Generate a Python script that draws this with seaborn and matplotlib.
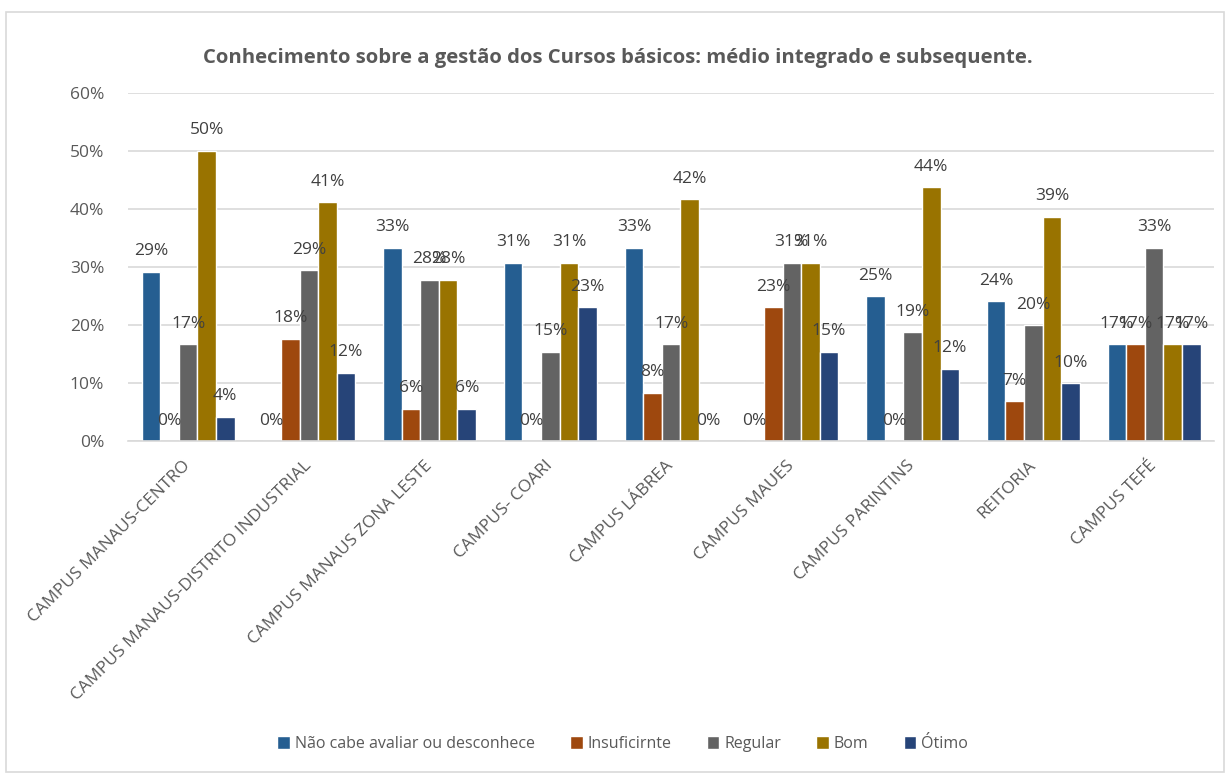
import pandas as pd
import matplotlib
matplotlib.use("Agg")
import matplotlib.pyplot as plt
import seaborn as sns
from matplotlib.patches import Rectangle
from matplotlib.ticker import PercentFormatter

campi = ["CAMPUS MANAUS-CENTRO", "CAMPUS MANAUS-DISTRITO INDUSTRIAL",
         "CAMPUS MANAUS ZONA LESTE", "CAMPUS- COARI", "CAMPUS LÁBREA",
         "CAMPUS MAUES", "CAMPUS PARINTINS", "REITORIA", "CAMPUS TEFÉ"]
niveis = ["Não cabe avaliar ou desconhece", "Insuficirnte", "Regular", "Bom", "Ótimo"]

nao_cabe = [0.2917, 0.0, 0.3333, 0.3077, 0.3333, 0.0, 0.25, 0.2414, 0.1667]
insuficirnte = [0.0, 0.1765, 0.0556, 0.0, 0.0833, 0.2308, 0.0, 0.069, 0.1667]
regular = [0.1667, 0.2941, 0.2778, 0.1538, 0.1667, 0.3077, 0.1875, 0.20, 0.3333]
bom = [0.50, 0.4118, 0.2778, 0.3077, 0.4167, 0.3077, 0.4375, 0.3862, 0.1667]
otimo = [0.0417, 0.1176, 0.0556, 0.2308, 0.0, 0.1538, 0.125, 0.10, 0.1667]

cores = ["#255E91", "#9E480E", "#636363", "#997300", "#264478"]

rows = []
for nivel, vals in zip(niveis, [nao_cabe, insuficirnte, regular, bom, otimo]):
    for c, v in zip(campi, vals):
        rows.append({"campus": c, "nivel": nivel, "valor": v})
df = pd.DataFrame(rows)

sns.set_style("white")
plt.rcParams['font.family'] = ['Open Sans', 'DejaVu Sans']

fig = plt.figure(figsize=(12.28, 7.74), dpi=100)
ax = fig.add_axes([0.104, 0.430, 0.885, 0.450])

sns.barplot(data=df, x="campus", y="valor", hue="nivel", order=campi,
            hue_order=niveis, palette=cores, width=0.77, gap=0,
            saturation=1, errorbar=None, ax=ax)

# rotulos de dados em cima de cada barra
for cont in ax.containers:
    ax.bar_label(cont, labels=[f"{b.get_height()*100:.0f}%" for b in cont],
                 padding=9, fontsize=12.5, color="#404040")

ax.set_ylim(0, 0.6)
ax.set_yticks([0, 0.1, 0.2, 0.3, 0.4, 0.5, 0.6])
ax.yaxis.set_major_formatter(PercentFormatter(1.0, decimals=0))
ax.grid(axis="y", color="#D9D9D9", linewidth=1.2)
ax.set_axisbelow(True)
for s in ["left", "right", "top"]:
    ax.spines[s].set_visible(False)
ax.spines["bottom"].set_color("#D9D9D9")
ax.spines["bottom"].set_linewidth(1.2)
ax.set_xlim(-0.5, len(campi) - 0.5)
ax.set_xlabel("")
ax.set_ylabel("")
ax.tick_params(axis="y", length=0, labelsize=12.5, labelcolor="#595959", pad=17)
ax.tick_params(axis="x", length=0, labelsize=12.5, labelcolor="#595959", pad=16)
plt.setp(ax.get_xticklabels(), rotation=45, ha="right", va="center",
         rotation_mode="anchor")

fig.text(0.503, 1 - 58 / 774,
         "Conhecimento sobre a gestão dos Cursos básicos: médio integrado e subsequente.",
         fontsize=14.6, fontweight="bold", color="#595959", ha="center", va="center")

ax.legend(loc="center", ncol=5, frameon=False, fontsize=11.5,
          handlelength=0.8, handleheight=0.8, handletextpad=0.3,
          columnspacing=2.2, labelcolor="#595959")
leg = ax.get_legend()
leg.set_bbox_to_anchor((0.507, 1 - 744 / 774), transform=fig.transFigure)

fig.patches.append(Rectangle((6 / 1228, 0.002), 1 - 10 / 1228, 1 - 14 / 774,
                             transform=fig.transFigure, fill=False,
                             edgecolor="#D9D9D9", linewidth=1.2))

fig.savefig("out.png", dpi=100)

..........

### WHAT IS BEING ASKED:
Leave every image out, and retype the material exactly.

### EXERCISE RESULT:
Generate a Python script that draws this with seaborn and matplotlib.
import pandas as pd
import matplotlib
matplotlib.use("Agg")
import matplotlib.pyplot as plt
import seaborn as sns
from matplotlib.patches import Rectangle
from matplotlib.ticker import PercentFormatter

campi = ["CAMPUS MANAUS-CENTRO", "CAMPUS MANAUS-DISTRITO INDUSTRIAL",
         "CAMPUS MANAUS ZONA LESTE", "CAMPUS- COARI", "CAMPUS LÁBREA",
         "CAMPUS MAUES", "CAMPUS PARINTINS", "REITORIA", "CAMPUS TEFÉ"]
niveis = ["Não cabe avaliar ou desconhece", "Insuficirnte", "Regular", "Bom", "Ótimo"]

nao_cabe = [0.2917, 0.0, 0.3333, 0.3077, 0.3333, 0.0, 0.25, 0.2414, 0.1667]
insuficirnte = [0.0, 0.1765, 0.0556, 0.0, 0.0833, 0.2308, 0.0, 0.069, 0.1667]
regular = [0.1667, 0.2941, 0.2778, 0.1538, 0.1667, 0.3077, 0.1875, 0.20, 0.3333]
bom = [0.50, 0.4118, 0.2778, 0.3077, 0.4167, 0.3077, 0.4375, 0.3862, 0.1667]
otimo = [0.0417, 0.1176, 0.0556, 0.2308, 0.0, 0.1538, 0.125, 0.10, 0.1667]

cores = ["#255E91", "#9E480E", "#636363", "#997300", "#264478"]

rows = []
for nivel, vals in zip(niveis, [nao_cabe, insuficirnte, regular, bom, otimo]):
    for c, v in zip(campi, vals):
        rows.append({"campus": c, "nivel": nivel, "valor": v})
df = pd.DataFrame(rows)

sns.set_style("white")
plt.rcParams['font.family'] = ['Open Sans', 'DejaVu Sans']

fig = plt.figure(figsize=(12.28, 7.74), dpi=100)
ax = fig.add_axes([0.104, 0.430, 0.885, 0.450])

sns.barplot(data=df, x="campus", y="valor", hue="nivel", order=campi,
            hue_order=niveis, palette=cores, width=0.77, gap=0,
            saturation=1, errorbar=None, ax=ax)

# rotulos de dados em cima de cada barra
for cont in ax.containers:
    ax.bar_label(cont, labels=[f"{b.get_height()*100:.0f}%" for b in cont],
                 padding=9, fontsize=12.5, color="#404040")

ax.set_ylim(0, 0.6)
ax.set_yticks([0, 0.1, 0.2, 0.3, 0.4, 0.5, 0.6])
ax.yaxis.set_major_formatter(PercentFormatter(1.0, decimals=0))
ax.grid(axis="y", color="#D9D9D9", linewidth=1.2)
ax.set_axisbelow(True)
for s in ["left", "right", "top"]:
    ax.spines[s].set_visible(False)
ax.spines["bottom"].set_color("#D9D9D9")
ax.spines["bottom"].set_linewidth(1.2)
ax.set_xlim(-0.5, len(campi) - 0.5)
ax.set_xlabel("")
ax.set_ylabel("")
ax.tick_params(axis="y", length=0, labelsize=12.5, labelcolor="#595959", pad=17)
ax.tick_params(axis="x", length=0, labelsize=12.5, labelcolor="#595959", pad=16)
plt.setp(ax.get_xticklabels(), rotation=45, ha="right", va="center",
         rotation_mode="anchor")

fig.text(0.503, 1 - 58 / 774,
         "Conhecimento sobre a gestão dos Cursos básicos: médio integrado e subsequente.",
         fontsize=14.6, fontweight="bold", color="#595959", ha="center", va="center")

ax.legend(loc="center", ncol=5, frameon=False, fontsize=11.5,
          handlelength=0.8, handleheight=0.8, handletextpad=0.3,
          columnspacing=2.2, labelcolor="#595959")
leg = ax.get_legend()
leg.set_bbox_to_anchor((0.507, 1 - 744 / 774), transform=fig.transFigure)

fig.patches.append(Rectangle((6 / 1228, 0.002), 1 - 10 / 1228, 1 - 14 / 774,
                             transform=fig.transFigure, fill=False,
                             edgecolor="#D9D9D9", linewidth=1.2))

fig.savefig("out.png", dpi=100)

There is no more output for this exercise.